The End of the Battle of Okinawa

Raising_the_flag_on_Okinawa

On this day in history, the American flag was finally raised over the island of Okinawa, June 22, 1945, following one of the bloodiest battles of World War II.

Here is historian Tara Ross’ account of the end of the Battle of Okinawa.

by Tara Ross

On this day in 1945, Americans raise a flag over the Japanese island of Okinawa. The nearly three-month battle to capture the island was finally over. The Battle of Okinawa would prove to be one of the bloodiest in the Pacific during World War II.

The war in the Pacific had been a grueling one. Americans employed a strategy of “island-hopping,” systematically taking Japanese islands, one at a time. Okinawa was the last and toughest of these. However, once it was captured, Allied forces would have a base of operations from which to attack mainland Japan.

The attack began on April 1 when more than 60,000 Marines and soldiers landed on one of Okinawa’s beaches. The American landing was barely contested, but American forces surely knew what that easy landing meant: The Japanese were hunkered down elsewhere, prepared to fight.

And that is exactly what happened for the better part of three months.

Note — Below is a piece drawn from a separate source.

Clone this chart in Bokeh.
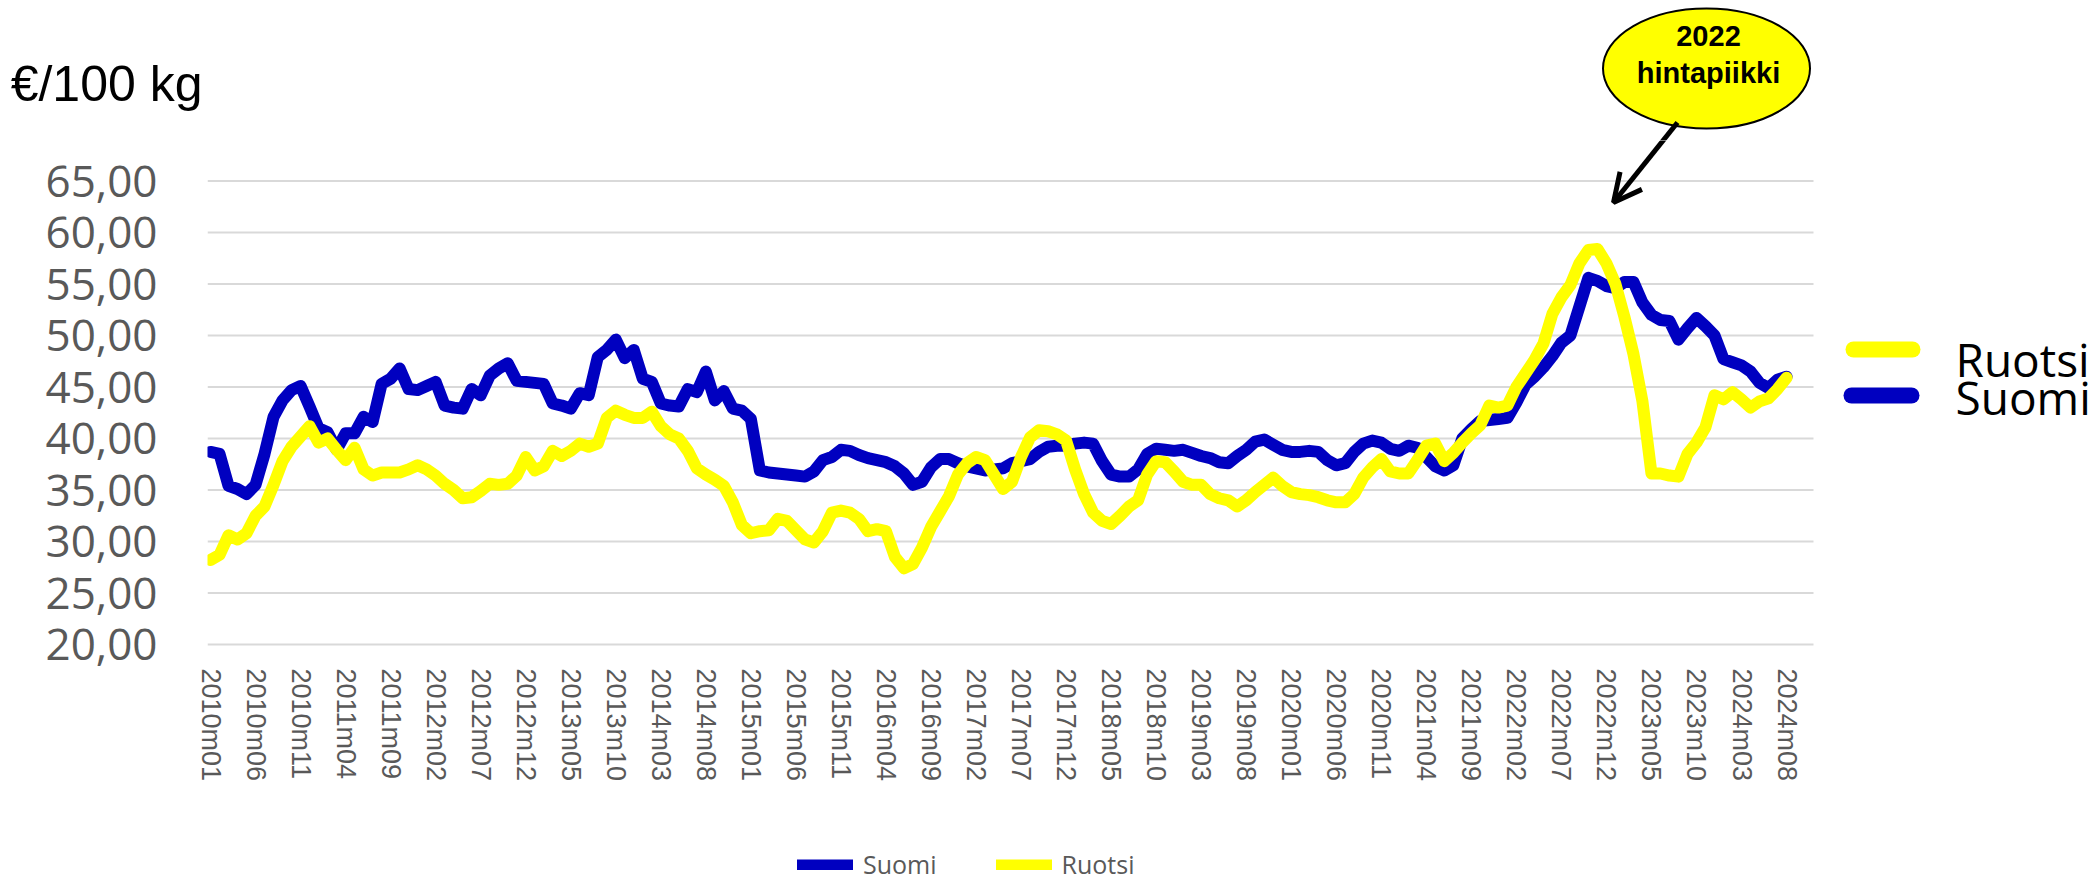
from bokeh.plotting import figure
from bokeh.layouts import column
from bokeh.models import (Range1d, FixedTicker, CustomJSTickFormatter, Arrow,
                          OpenHead, Legend, LegendItem)
from bokeh.core.properties import value
from bokeh.embed import file_html
from bokeh.resources import INLINE

# ---------------- data (€/100 kg, monthly 2010m01 .. 2024m08) ----------------
suomi = [38.7, 38.5, 35.4, 35.1, 34.6, 35.5, 38.5, 42.1, 43.7, 44.7,
         45.1, 43.1, 41.0, 40.6, 38.9, 40.5, 40.5, 42.1, 41.6, 45.3,
         45.8, 46.8, 44.8, 44.7, 45.1, 45.5, 43.2, 43.0, 42.9, 44.8,
         44.2, 46.1, 46.8, 47.3, 45.6, 45.5, 45.4, 45.3, 43.4, 43.2,
         42.9, 44.4, 44.2, 47.9, 48.6, 49.6, 47.8, 48.6, 45.8, 45.5,
         43.4, 43.2, 43.1, 44.8, 44.5, 46.5, 43.7, 44.6, 42.9, 42.7,
         41.9, 36.9, 36.7, 36.6, 36.5, 36.4, 36.3, 36.8, 37.9, 38.2,
         38.9, 38.8, 38.4, 38.1, 37.9, 37.7, 37.3, 36.6, 35.5, 35.8,
         37.2, 38.0, 38.0, 37.6, 37.3, 37.1, 36.9, 37.0, 37.1, 37.6,
         37.8, 38.0, 38.7, 39.2, 39.3, 39.3, 39.5, 39.6, 39.5, 37.8,
         36.5, 36.3, 36.3, 37.0, 38.5, 39.0, 38.9, 38.8, 38.9, 38.6,
         38.3, 38.1, 37.7, 37.6, 38.3, 38.9, 39.7, 39.9, 39.4, 38.9,
         38.7, 38.7, 38.8, 38.7, 37.9, 37.4, 37.6, 38.7, 39.5, 39.8,
         39.6, 39.0, 38.8, 39.3, 39.1, 38.2, 37.3, 36.9, 37.4, 40.0,
         40.9, 41.7, 41.8, 41.9, 42.0, 43.5, 45.2, 46.0, 46.9, 48.0,
         49.3, 50.0, 52.8, 55.6, 55.3, 54.8, 54.6, 55.2, 55.2, 53.2,
         52.0, 51.5, 51.4, 49.6, 50.7, 51.7, 50.9, 50.0, 47.7, 47.4,
         47.1, 46.5, 45.4, 44.9, 45.7, 46.0]

ruotsi = [28.2, 28.7, 30.6, 30.2, 30.8, 32.5, 33.4, 35.5, 37.8, 39.2,
          40.2, 41.2, 39.6, 40.0, 38.9, 37.9, 39.1, 37.0, 36.4, 36.7,
          36.7, 36.7, 37.0, 37.4, 37.0, 36.4, 35.6, 35.0, 34.2, 34.3,
          34.9, 35.6, 35.5, 35.6, 36.4, 38.2, 36.9, 37.3, 38.8, 38.3,
          38.8, 39.5, 39.2, 39.5, 42.0, 42.7, 42.3, 42.0, 42.0, 42.6,
          41.2, 40.4, 40.0, 38.8, 37.1, 36.5, 36.0, 35.4, 33.8, 31.6,
          30.8, 31.0, 31.1, 32.2, 32.0, 31.1, 30.2, 29.9, 31.0, 32.8,
          33.0, 32.8, 32.2, 31.0, 31.2, 31.0, 28.5, 27.4, 27.8, 29.4,
          31.4, 32.9, 34.4, 36.5, 37.6, 38.2, 37.9, 36.5, 35.1, 35.8,
          38.2, 40.1, 40.8, 40.7, 40.4, 39.8, 37.0, 34.6, 32.8, 32.0,
          31.7, 32.5, 33.4, 34.0, 36.5, 37.8, 37.7, 36.8, 35.8, 35.5,
          35.5, 34.6, 34.2, 34.0, 33.4, 34.0, 34.8, 35.5, 36.2, 35.4,
          34.8, 34.6, 34.5, 34.3, 34.0, 33.8, 33.8, 34.6, 36.2, 37.2,
          38.0, 36.8, 36.6, 36.6, 37.9, 39.3, 39.5, 37.8, 38.6, 39.6,
          40.5, 41.3, 43.2, 43.0, 43.2, 45.0, 46.3, 47.6, 49.2, 52.1,
          53.7, 54.9, 57.0, 58.3, 58.4, 57.0, 55.0, 51.8, 48.2, 43.6,
          36.6, 36.6, 36.4, 36.3, 38.5, 39.6, 41.1, 44.2, 43.8, 44.5,
          43.8, 43.0, 43.6, 43.9, 44.8, 45.9]

tick_labels = ["2010m01", "2010m06", "2010m11", "2011m04", "2011m09", "2012m02",
               "2012m07", "2012m12", "2013m05", "2013m10", "2014m03", "2014m08",
               "2015m01", "2015m06", "2015m11", "2016m04", "2016m09", "2017m02",
               "2017m07", "2017m12", "2018m05", "2018m10", "2019m03", "2019m08",
               "2020m01", "2020m06", "2020m11", "2021m04", "2021m09", "2022m02",
               "2022m07", "2022m12", "2023m05", "2023m10", "2024m03", "2024m08"]
tick_idx = [5 * k for k in range(len(tick_labels))]
y_ticks = [20, 25, 30, 35, 40, 45, 50, 55, 60, 65]
series_names = ["Suomi", "Ruotsi"]
unit_text = "€/100 kg"

x_idx = list(range(len(suomi)))

BLUE = "#0000C0"
YELLOW = "#FFFF00"
GRAY = "#595959"

# ---------------- page layout (page pixels) ----------------
W, H = 2098, 881
TOP_H = 140          # strip above the plot area (unit caption + callout)
BOT_Y = 840          # strip below (bottom legend) starts here
FL, FB = 207, 646    # plot frame left / bottom

X0, DXP = 210.0, 9.006      # page x of month 0, px per month
Y20, DYP = 644.0, 10.3      # page y of value 20, px per unit


def dx(px):
    return (px - X0) / DXP


def dy(py):
    return 20 + (Y20 - py) / DYP


def strip(height, y_top, with_axis=False):
    # frames of a column are aligned with the main plot, so x runs from FL
    f = figure(width=W, height=height, output_backend="svg", toolbar_location=None,
               x_range=Range1d(FL, W), y_range=Range1d(y_top + height, y_top),
               x_axis_type=None, y_axis_type=("linear" if with_axis else None),
               min_border=0, min_border_left=FL)
    f.outline_line_color = None
    f.grid.visible = False
    f.background_fill_color = "white"
    f.border_fill_color = "white"
    return f


# ---------------- top strip: unit caption (as axis label) and callout ----------------
top = strip(TOP_H, 0, with_axis=True)
ua = top.yaxis[0]
ua.ticker = FixedTicker(ticks=[83.5])
ua.formatter = CustomJSTickFormatter(code="return '%s';" % unit_text)
ua.major_label_text_font = "Liberation Sans"
ua.major_label_text_font_size = "50px"
ua.major_label_text_color = "black"
ua.axis_line_color = None
ua.major_tick_line_color = None
ua.minor_tick_line_color = None
ua.major_tick_out = 0
ua.major_tick_in = 0
ua.major_label_standoff = 5

top.ellipse(x=[1706], y=[68], width=[207], height=[120],
            width_units="screen", height_units="screen",
            fill_color=YELLOW, line_color="black", line_width=2)
top.text(x=[1708, 1708], y=[35, 72.5], text=["2022", "hintapiikki"],
         text_font=value("Liberation Sans"), text_font_style="bold",
         text_font_size="29px", text_color="black", text_align="center",
         text_baseline="middle")
AX0, AY0, AX1, AY1 = 1677, 122, 1613, 202      # callout arrow (page px)


def arrow_x(py):
    return AX0 + (AX1 - AX0) * (py - AY0) / (AY1 - AY0)


top.segment(x0=[AX0], y0=[AY0], x1=[arrow_x(TOP_H + 6)], y1=[TOP_H + 6],
            line_color="black", line_width=5)

# ---------------- main plot ----------------
MAIN_H = BOT_Y - TOP_H
p = figure(width=W, height=MAIN_H, output_backend="svg", toolbar_location=None,
           x_range=Range1d(dx(FL), dx(W)), y_range=Range1d(dy(FB), dy(TOP_H)),
           min_border_left=FL, min_border_right=0, min_border_top=0,
           min_border_bottom=BOT_Y - FB)
p.outline_line_color = None
p.xgrid.visible = False
p.ygrid.visible = False
p.background_fill_color = "white"
p.border_fill_color = "white"

p.segment(x0=[dx(207)] * len(y_ticks), x1=[dx(1813)] * len(y_ticks),
          y0=y_ticks, y1=y_ticks, line_color="#D9D9D9", line_width=2)

r_fi = p.line(x_idx, suomi, line_color=BLUE, line_width=12,
              line_join="round", line_cap="round")
r_se = p.line(x_idx, ruotsi, line_color=YELLOW, line_width=12,
              line_join="round", line_cap="round")

xa = p.xaxis[0]
xa.ticker = FixedTicker(ticks=tick_idx)
xa.major_label_overrides = {i: lab for i, lab in zip(tick_idx, tick_labels)}
xa.major_label_orientation = "vertical"
xa.major_label_text_font = "Liberation Sans"
xa.major_label_text_font_size = "27px"
xa.major_label_text_color = GRAY
xa.axis_line_color = None
xa.major_tick_line_color = None
xa.minor_tick_line_color = None
xa.major_tick_out = 0
xa.major_tick_in = 0
xa.major_label_standoff = 22

ya = p.yaxis[0]
ya.ticker = FixedTicker(ticks=y_ticks)
ya.formatter = CustomJSTickFormatter(code="return tick.toFixed(2).replace('.', ',');")
ya.major_label_text_font = "Open Sans"
ya.major_label_text_font_size = "44px"
ya.major_label_text_color = GRAY
ya.axis_line_color = None
ya.major_tick_line_color = None
ya.minor_tick_line_color = None
ya.major_tick_out = 0
ya.major_tick_in = 0
ya.major_label_standoff = 50

# right-hand legend (large)
p.segment(x0=[dx(1853), dx(1851)], x1=[dx(1912), dx(1911)],
          y0=[dy(349), dy(395)], y1=[dy(349), dy(395)],
          line_color=[YELLOW, BLUE], line_width=16, line_cap="round")
p.text(x=[dx(1955), dx(1955)], y=[dy(358), dy(396)], text=["Ruotsi", "Suomi"],
       text_font=value("Open Sans"), text_font_size="46px", text_color="black",
       text_baseline="middle", text_align="left")

# lower part of the callout arrow, with its head
p.add_layout(Arrow(end=OpenHead(size=28, line_width=5, line_color="black"),
                   x_start=dx(arrow_x(TOP_H - 6)), y_start=dy(TOP_H - 6),
                   x_end=dx(AX1), y_end=dy(AY1),
                   line_width=5, line_color="black"))

# ---------------- bottom strip: legend ----------------
bot = strip(H - BOT_Y, BOT_Y)
k_fi = bot.line(x=[0, 1], y=[860, 860], line_color=BLUE, line_width=11, line_cap="round")
k_se = bot.line(x=[0, 1], y=[860, 860], line_color=YELLOW, line_width=11, line_cap="round")
legend = Legend(items=[LegendItem(label=series_names[0], renderers=[k_fi]),
                       LegendItem(label=series_names[1], renderers=[k_se])],
                orientation="horizontal", location=(797 - FL, 0),
                glyph_width=56, glyph_height=11, label_standoff=10, spacing=59,
                label_text_font="Open Sans", label_text_font_size="25px",
                label_text_color=GRAY, border_line_color=None,
                background_fill_alpha=0, padding=0, margin=0)
bot.add_layout(legend)

page = column(top, p, bot, spacing=0)
open("out.html", "w").write(file_html(page, INLINE))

The battle that followed was brutal, with hundreds of thousands of combatants facing off against each other. In the end, Americans lost 12,520 men (killed or missing), and more than 36,000 wounded. By contrast, about 110,000 Japanese died, and many civilians got caught in the crossfire. The Japanese culture rejected the idea of surrender. Thus, ritual suicide and kamikaze attacks were not at all uncommon during this period. Sometimes, the Japanese soldiers even killed their own citizens or encouraged civilians to commit suicide with the soldiers.

Indeed, as organized resistance finally came to an end on June 21, the Japanese commander, Mitsuru Ushijima, was already preparing for his own suicide. He wrote his last reports to his superiors, and he directly ordered one officer NOT to commit suicide! “If you die there will be no one left who knows the truth about the battle of Okinawa,” he told Major Yahara. “Bear the temporary shame but endure it. This is an order of your Army commander.”

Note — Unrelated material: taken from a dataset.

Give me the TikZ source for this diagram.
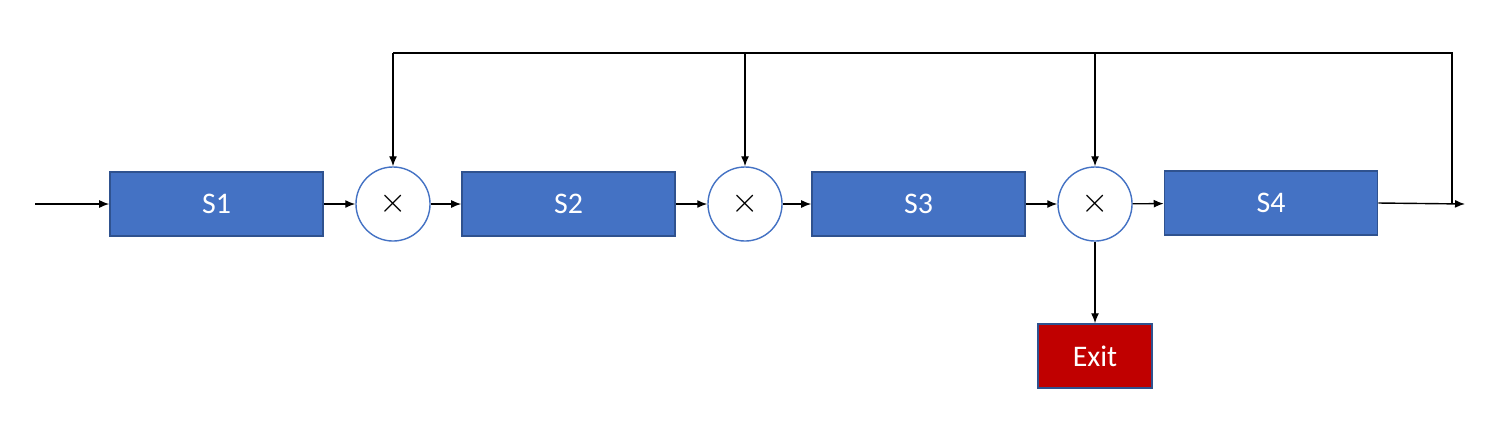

Early on June 22, Ushijima committed ritual suicide, as did his second-in-command, General Isamu Cho.

Later that same morning, Americans raised the United States flag over Okinawa as a band played “The Star Spangled Banner.”

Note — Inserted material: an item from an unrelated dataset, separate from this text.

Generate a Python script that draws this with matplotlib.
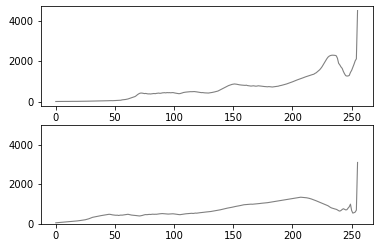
import matplotlib
matplotlib.use("Agg")
import matplotlib.pyplot as plt
import numpy as np

levels = list(range(256))

hist_top = [
    15, 16, 15, 17, 16, 18, 17, 18, 19, 18, 20, 19, 21, 20, 22, 21,
    22, 23, 22, 24, 25, 24, 26, 27, 26, 28, 29, 30, 29, 31, 32, 33,
    34, 35, 36, 38, 37, 40, 42, 43, 45, 47, 48, 50, 52, 55, 57, 58,
    55, 58, 60, 62, 65, 68, 72, 78, 95, 100, 108, 115, 125, 140, 160, 180,
    200, 215, 235, 260, 300, 350, 390, 420, 432, 428, 415, 405, 412, 398, 388, 392,
    385, 395, 405, 410, 400, 415, 420, 430, 418, 425, 440, 445, 450, 440, 455, 448,
    452, 445, 450, 455, 440, 430, 420, 410, 400, 405, 420, 440, 460, 470, 478, 482,
    490, 495, 500, 498, 502, 505, 500, 490, 480, 470, 460, 452, 455, 445, 440, 438,
    435, 432, 440, 450, 460, 470, 485, 500, 510, 530, 560, 590, 620, 650, 680, 710,
    740, 770, 800, 820, 840, 860, 870, 880, 875, 865, 850, 840, 830, 825, 820, 815,
    810, 820, 800, 790, 780, 775, 785, 790, 780, 770, 775, 790, 785, 780, 770, 760,
    755, 750, 745, 740, 750, 745, 735, 730, 740, 745, 755, 760, 770, 790, 800, 815,
    830, 845, 860, 880, 900, 920, 945, 965, 985, 1010, 1030, 1060, 1080, 1100, 1120, 1140,
    1160, 1185, 1210, 1230, 1250, 1270, 1290, 1310, 1330, 1345, 1360, 1400, 1430, 1480, 1530, 1580,
    1650, 1730, 1830, 1930, 2030, 2120, 2200, 2250, 2280, 2295, 2300, 2295, 2290, 2270, 2150, 1900,
    1820, 1720, 1650, 1500, 1380, 1290, 1270, 1275, 1300, 1450, 1550, 1700, 1850, 2020, 2120, 4500,
]

hist_bottom = [
    60, 65, 70, 75, 80, 85, 90, 95, 100, 102, 108, 112, 118, 122, 128, 132,
    138, 145, 155, 165, 170, 178, 185, 195, 205, 215, 230, 245, 265, 290, 310, 335,
    350, 360, 370, 385, 395, 410, 420, 430, 440, 455, 465, 475, 480, 490, 485, 470,
    460, 450, 445, 440, 445, 430, 440, 450, 445, 455, 460, 470, 480, 490, 475, 460,
    450, 445, 440, 430, 425, 415, 410, 405, 415, 430, 450, 465, 475, 470, 480, 485,
    480, 490, 495, 488, 492, 490, 500, 505, 515, 520, 525, 520, 515, 510, 505, 500,
    505, 510, 520, 515, 510, 500, 490, 480, 475, 470, 480, 490, 500, 510, 515, 520,
    525, 530, 535, 540, 530, 540, 550, 545, 555, 560, 570, 575, 580, 590, 600, 605,
    610, 615, 620, 630, 640, 650, 660, 670, 680, 690, 700, 715, 730, 745, 760, 775,
    790, 800, 810, 820, 830, 845, 860, 875, 885, 895, 905, 915, 930, 945, 960, 970,
    975, 980, 985, 990, 995, 1000, 995, 1000, 1005, 1010, 1020, 1025, 1030, 1040, 1045, 1050,
    1055, 1060, 1070, 1075, 1085, 1090, 1100, 1110, 1120, 1130, 1140, 1150, 1160, 1170, 1180, 1190,
    1200, 1210, 1225, 1235, 1245, 1260, 1270, 1280, 1290, 1300, 1310, 1320, 1330, 1340, 1345, 1350,
    1345, 1340, 1335, 1330, 1320, 1310, 1295, 1280, 1260, 1235, 1215, 1195, 1170, 1145, 1115, 1090,
    1065, 1040, 1015, 995, 975, 950, 920, 880, 840, 810, 790, 770, 755, 740, 710, 670,
    650, 680, 730, 770, 740, 710, 720, 800, 870, 1000, 680, 550, 570, 600, 700, 3100,
]

fig = plt.figure(figsize=(382 / 72, 241 / 72), dpi=72)
ax1 = fig.add_axes([0.1065, 0.560, 0.869, 0.415])
ax2 = fig.add_axes([0.1065, 0.0705, 0.869, 0.412])

ax1.plot(levels, hist_top, color="gray", linewidth=1.1)
ax2.plot(levels, hist_bottom, color="gray", linewidth=1.1)
ax2.set_ylim(0, 5000)

for ax in (ax1, ax2):
    ax.set_xticks([0, 50, 100, 150, 200, 250])
    ax.set_yticks([0, 2000, 4000])
    ax.tick_params(labelsize=10)

fig.savefig("out.png", dpi=72)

In the end, Americans never used Okinawa as a base from which to attack mainland Japan. The battle to capture the island had been so bloody and horrific that Harry S. Truman was pushed toward his decision to drop atomic bombs at Hiroshima and Nagasaki. If the toll at Okinawa had been high, the price of invading mainland Japan would surely be even higher.

Those bombings, of course, prompted the Japanese emperor to announce his intent to surrender in August 1945. That surrender became official on September 2.

At that point, it had been nearly 4 years since the Japanese attack on Pearl Harbor. But the war was finally over.